Are catamarans better for seasickness? Generally yes at anchor and on a beam reach. The catamaran's wider beam reduces roll at anchor and the lower heel angle on a beam reach reduces motion. In a head sea, the bridge-deck slamming is uncomfortable and many guests prefer a monohull in those conditions. The honest framing is "better for most conditions, worse for a head sea."
Which is better for the BVI specifically? A catamaran, default. The BVI cruising profile (short hops, shallow anchorages, kids-in-the-water mid-day) was built for catamarans and the inventory reflects that.

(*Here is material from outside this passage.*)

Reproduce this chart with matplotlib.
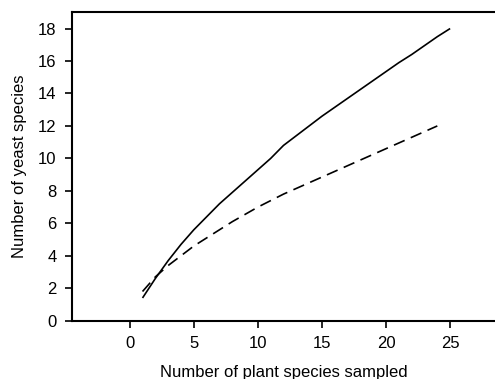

Which is better for Croatia specifically? Either, depending on party. A catamaran for the 8-to-10-guest family with kids; a monohull for the 6-to-8-guest party without kids who wants Med shoreside register at the dockages.
The close-call default
For a reader who has narrowed the choice and cannot decide on the briefs above, the close-call default is a 25m catamaran for the Caribbean dry season with a party of 8 to 10 and a 35m monohull for the Med summer with a party of 8 to 10. The Caribbean cruising profile rewards the catamaran's anchorage flexibility and the Med shoreside profile rewards the monohull's marina dockage economics. For an 8-guest party that splits the year across both regions, the catamaran wins on the Caribbean week and the monohull wins on the Med week. Either pick is defensible.
The deeper rule is to read the best catamarans charter 2026 and best sailing yachts charter 2026 pages alongside this comparison. The specific yacht, the specific crew, and the specific destination determine the week more than the category does.